■ Exercise goal
Which lines of the records contain "that"? Collect every one of them.

■ Input
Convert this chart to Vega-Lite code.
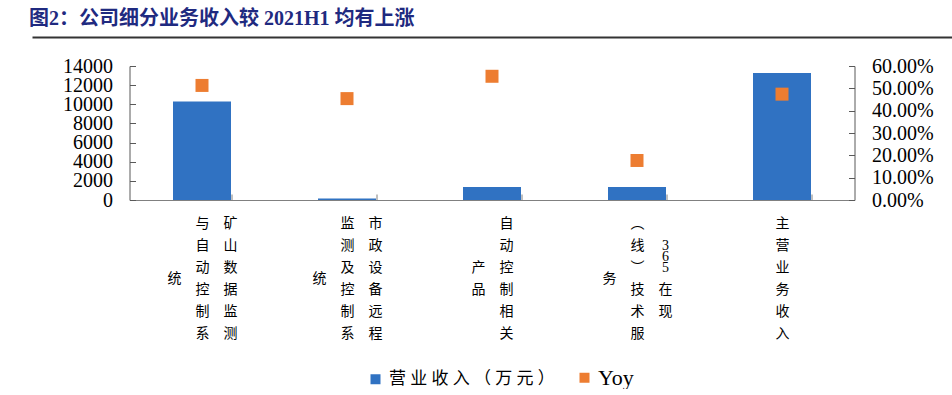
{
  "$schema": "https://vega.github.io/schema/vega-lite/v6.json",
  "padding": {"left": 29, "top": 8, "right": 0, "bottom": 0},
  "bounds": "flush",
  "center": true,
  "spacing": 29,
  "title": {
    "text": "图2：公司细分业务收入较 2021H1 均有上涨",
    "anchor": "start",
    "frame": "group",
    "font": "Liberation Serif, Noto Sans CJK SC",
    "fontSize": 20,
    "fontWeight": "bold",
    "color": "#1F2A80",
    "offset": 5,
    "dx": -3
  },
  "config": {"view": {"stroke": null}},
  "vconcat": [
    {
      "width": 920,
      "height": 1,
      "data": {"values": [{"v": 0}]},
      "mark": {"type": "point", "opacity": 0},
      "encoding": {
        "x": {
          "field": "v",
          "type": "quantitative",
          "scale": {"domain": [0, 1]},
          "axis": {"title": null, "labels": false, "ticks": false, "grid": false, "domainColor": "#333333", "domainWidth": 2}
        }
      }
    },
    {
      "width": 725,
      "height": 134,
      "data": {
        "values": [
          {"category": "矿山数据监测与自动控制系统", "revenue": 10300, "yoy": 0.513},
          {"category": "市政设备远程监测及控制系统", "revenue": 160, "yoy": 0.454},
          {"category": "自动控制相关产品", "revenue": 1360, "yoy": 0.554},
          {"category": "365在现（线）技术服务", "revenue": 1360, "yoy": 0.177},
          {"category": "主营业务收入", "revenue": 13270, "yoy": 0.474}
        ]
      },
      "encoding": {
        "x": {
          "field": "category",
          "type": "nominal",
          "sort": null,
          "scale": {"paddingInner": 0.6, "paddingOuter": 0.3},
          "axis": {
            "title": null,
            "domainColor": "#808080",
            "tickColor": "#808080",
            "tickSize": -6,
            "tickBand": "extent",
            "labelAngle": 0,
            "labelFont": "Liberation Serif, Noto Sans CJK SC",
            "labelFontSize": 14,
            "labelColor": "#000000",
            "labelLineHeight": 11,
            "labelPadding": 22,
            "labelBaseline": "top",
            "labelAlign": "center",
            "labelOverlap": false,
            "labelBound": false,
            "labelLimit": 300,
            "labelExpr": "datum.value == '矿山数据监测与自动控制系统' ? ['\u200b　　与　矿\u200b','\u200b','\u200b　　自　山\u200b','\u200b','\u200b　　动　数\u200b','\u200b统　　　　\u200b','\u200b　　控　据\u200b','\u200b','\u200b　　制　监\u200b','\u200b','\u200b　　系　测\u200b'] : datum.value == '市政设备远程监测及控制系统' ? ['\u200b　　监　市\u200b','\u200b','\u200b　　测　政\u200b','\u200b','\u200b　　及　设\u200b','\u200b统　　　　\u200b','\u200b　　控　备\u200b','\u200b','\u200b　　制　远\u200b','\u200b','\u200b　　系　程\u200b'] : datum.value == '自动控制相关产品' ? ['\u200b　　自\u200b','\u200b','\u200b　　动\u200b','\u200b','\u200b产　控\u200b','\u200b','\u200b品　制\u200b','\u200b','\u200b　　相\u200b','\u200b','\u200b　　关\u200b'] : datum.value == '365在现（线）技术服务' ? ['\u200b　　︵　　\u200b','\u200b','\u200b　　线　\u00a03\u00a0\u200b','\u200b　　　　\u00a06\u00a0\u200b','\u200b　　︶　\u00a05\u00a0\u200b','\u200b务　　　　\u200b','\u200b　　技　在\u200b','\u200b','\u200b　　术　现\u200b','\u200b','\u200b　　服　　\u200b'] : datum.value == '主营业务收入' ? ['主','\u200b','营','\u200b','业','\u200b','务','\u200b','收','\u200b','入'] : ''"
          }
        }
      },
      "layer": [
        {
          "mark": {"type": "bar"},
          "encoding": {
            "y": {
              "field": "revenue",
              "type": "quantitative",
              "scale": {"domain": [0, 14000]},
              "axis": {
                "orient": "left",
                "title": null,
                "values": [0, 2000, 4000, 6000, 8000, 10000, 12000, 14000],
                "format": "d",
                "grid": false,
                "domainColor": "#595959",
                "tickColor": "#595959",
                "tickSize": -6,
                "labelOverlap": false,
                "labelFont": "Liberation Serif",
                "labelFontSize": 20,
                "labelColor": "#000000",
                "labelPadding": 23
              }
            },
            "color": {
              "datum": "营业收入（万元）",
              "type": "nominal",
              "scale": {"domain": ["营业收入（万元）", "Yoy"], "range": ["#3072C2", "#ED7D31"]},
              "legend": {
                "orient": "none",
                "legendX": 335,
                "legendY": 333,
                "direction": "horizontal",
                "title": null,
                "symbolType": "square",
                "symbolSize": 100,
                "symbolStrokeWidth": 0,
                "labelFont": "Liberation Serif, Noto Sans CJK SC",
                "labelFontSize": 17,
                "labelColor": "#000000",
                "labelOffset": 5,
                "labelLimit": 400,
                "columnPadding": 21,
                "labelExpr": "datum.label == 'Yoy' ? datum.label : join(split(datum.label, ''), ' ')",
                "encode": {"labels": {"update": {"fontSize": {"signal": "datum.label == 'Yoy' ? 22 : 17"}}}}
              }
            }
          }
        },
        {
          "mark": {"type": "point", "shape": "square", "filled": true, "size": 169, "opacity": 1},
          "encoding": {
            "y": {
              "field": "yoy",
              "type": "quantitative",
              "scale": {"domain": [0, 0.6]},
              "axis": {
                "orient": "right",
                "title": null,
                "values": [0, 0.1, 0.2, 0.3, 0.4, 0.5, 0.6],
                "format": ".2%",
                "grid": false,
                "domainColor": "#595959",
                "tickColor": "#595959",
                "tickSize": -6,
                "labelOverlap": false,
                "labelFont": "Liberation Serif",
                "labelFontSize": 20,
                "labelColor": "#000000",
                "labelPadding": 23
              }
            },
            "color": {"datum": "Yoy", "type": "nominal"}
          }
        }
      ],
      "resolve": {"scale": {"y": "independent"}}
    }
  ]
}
--
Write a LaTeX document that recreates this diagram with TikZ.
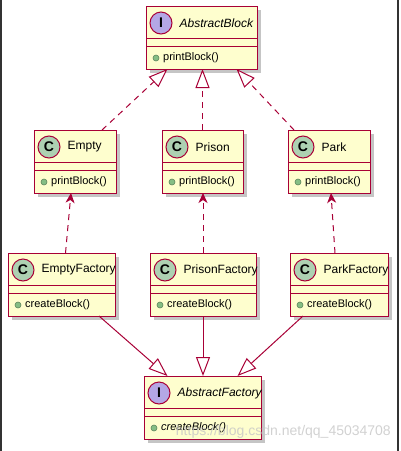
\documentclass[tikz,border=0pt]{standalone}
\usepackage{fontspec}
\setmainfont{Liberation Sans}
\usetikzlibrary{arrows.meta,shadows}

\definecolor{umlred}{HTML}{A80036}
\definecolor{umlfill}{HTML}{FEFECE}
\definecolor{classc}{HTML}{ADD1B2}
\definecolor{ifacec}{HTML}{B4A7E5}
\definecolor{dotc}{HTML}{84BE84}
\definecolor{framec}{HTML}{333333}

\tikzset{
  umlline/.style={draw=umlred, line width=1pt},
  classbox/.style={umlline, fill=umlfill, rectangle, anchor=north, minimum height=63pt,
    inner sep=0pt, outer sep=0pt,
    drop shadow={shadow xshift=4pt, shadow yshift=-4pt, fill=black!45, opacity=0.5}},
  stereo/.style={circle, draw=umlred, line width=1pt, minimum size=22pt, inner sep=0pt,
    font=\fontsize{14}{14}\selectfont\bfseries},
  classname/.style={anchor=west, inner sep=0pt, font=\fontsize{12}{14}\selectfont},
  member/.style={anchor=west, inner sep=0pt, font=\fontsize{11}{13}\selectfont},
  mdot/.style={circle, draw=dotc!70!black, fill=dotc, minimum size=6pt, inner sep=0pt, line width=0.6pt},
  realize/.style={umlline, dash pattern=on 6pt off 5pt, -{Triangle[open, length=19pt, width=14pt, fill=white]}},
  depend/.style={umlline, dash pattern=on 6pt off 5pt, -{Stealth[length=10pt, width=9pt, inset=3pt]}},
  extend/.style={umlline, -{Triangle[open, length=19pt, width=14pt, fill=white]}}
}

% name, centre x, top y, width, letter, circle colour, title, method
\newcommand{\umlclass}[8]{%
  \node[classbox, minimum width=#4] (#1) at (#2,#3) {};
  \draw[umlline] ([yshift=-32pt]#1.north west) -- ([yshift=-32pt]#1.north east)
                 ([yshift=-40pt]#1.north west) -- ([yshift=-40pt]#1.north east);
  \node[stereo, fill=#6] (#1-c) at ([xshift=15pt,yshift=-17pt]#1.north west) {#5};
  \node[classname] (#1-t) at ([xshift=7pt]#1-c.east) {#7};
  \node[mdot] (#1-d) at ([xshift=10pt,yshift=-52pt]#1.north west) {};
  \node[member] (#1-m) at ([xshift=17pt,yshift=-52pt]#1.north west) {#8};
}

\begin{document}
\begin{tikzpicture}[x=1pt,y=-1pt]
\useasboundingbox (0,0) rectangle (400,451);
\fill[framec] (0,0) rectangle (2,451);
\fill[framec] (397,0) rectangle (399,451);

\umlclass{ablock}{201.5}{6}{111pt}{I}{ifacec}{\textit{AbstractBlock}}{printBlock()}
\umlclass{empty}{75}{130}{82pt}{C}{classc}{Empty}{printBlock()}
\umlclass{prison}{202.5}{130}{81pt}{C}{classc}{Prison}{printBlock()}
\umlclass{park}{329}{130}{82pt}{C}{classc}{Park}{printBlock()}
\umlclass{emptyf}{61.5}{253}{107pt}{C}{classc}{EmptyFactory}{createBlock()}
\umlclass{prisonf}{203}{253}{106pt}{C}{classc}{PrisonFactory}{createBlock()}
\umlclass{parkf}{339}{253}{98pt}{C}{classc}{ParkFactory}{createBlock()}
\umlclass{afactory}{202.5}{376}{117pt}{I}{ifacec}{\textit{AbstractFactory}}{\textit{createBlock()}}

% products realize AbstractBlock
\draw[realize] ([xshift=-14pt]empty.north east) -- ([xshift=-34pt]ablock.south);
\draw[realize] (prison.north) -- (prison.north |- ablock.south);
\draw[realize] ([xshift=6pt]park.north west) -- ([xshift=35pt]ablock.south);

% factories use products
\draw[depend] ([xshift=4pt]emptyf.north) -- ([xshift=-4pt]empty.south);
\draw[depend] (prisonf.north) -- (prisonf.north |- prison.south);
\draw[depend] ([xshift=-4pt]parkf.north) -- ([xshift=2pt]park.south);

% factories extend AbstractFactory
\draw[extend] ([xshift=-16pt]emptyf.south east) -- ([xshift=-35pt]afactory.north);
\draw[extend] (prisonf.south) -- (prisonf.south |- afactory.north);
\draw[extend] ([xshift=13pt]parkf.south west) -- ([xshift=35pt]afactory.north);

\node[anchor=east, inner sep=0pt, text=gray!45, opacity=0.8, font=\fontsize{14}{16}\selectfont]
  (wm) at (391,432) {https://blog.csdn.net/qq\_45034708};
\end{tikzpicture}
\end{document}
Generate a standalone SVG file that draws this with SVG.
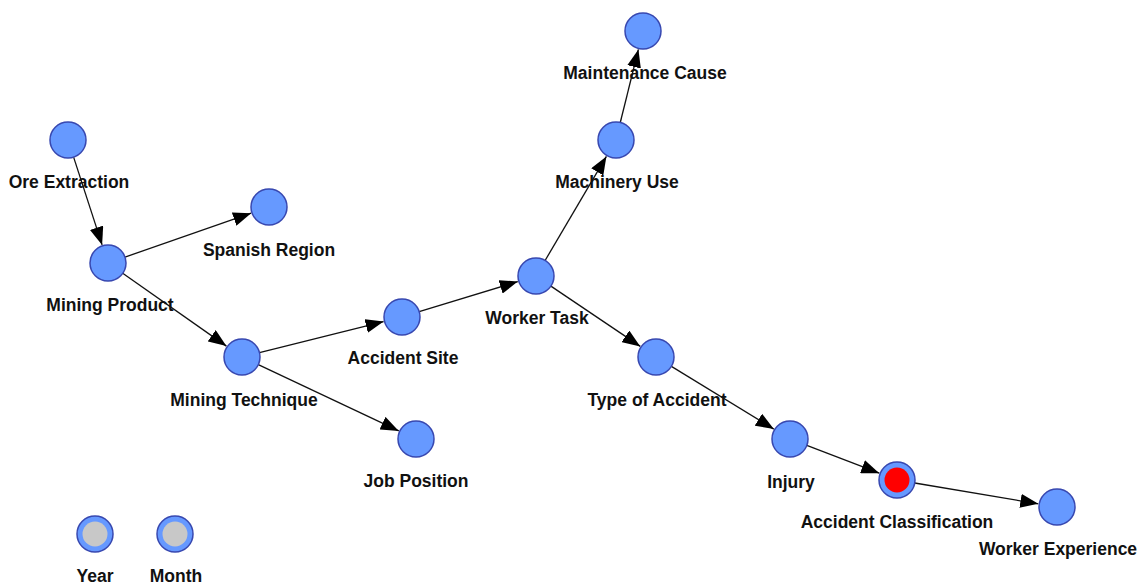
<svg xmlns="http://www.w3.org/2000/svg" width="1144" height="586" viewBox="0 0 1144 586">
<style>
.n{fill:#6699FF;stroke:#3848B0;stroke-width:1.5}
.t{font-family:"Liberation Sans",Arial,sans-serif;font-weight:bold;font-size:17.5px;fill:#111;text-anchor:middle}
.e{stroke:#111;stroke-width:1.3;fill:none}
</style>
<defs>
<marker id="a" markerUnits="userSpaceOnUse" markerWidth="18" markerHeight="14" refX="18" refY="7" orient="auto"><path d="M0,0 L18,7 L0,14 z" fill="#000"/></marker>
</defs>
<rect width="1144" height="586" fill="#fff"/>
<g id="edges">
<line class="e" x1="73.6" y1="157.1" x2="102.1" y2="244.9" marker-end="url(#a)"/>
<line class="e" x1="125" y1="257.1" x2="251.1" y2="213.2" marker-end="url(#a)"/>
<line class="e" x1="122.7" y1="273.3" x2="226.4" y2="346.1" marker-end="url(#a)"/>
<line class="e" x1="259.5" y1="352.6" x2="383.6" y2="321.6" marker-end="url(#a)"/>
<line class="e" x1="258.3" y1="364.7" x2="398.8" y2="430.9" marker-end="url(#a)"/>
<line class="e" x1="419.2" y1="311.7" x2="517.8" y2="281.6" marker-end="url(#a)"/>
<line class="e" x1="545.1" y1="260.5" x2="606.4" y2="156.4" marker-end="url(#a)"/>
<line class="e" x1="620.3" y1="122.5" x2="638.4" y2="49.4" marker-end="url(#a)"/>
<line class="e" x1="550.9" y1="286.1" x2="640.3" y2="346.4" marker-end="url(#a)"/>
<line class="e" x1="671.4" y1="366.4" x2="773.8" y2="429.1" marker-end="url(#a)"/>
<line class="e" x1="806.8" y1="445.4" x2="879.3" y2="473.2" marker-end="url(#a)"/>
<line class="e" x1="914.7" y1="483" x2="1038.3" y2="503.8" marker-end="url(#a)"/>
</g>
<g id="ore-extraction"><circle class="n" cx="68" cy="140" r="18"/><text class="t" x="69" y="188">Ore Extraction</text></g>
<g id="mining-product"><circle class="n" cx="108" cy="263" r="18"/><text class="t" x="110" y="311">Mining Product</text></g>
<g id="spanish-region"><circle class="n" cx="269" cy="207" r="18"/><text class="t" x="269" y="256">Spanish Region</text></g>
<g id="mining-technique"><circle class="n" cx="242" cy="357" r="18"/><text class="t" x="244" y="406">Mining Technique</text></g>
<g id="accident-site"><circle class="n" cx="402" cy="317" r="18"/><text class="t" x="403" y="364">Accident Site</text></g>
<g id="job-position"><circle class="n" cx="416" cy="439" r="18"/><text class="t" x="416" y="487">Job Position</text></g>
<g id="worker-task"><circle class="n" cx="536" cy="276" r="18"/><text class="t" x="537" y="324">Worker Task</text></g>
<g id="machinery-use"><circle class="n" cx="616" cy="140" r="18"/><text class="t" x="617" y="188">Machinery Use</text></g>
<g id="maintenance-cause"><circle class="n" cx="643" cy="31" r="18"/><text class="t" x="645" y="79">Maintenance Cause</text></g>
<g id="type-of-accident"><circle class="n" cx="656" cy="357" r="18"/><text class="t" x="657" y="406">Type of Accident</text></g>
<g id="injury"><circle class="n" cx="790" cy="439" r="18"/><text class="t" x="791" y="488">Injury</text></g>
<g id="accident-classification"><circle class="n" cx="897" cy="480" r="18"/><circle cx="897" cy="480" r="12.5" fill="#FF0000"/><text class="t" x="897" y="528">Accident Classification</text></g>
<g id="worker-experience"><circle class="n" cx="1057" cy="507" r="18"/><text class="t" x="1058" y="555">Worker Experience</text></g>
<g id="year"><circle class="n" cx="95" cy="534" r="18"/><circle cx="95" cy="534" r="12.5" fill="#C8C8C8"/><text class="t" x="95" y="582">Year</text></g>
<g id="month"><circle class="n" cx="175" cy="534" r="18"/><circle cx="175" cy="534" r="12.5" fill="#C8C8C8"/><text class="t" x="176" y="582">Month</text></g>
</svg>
* * *
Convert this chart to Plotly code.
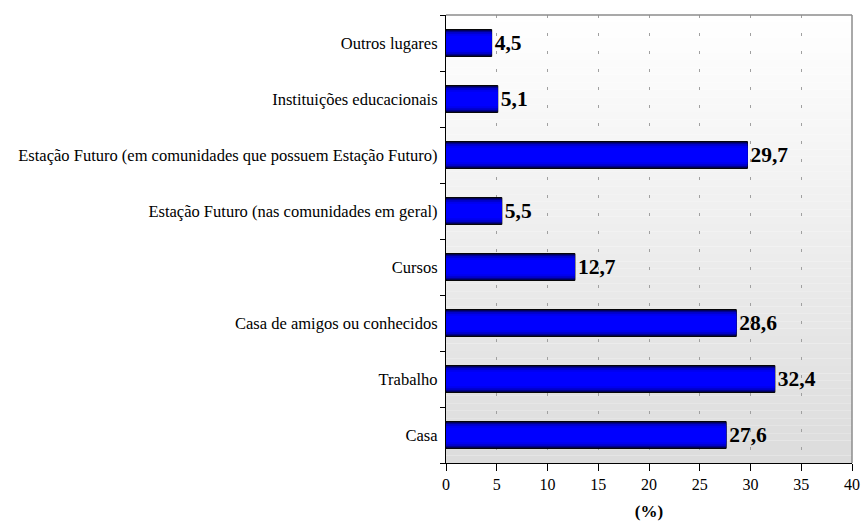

■ Response
Write a LaTeX document that recreates this diagram with TikZ.
Generate a standalone SVG file that draws this with SVG.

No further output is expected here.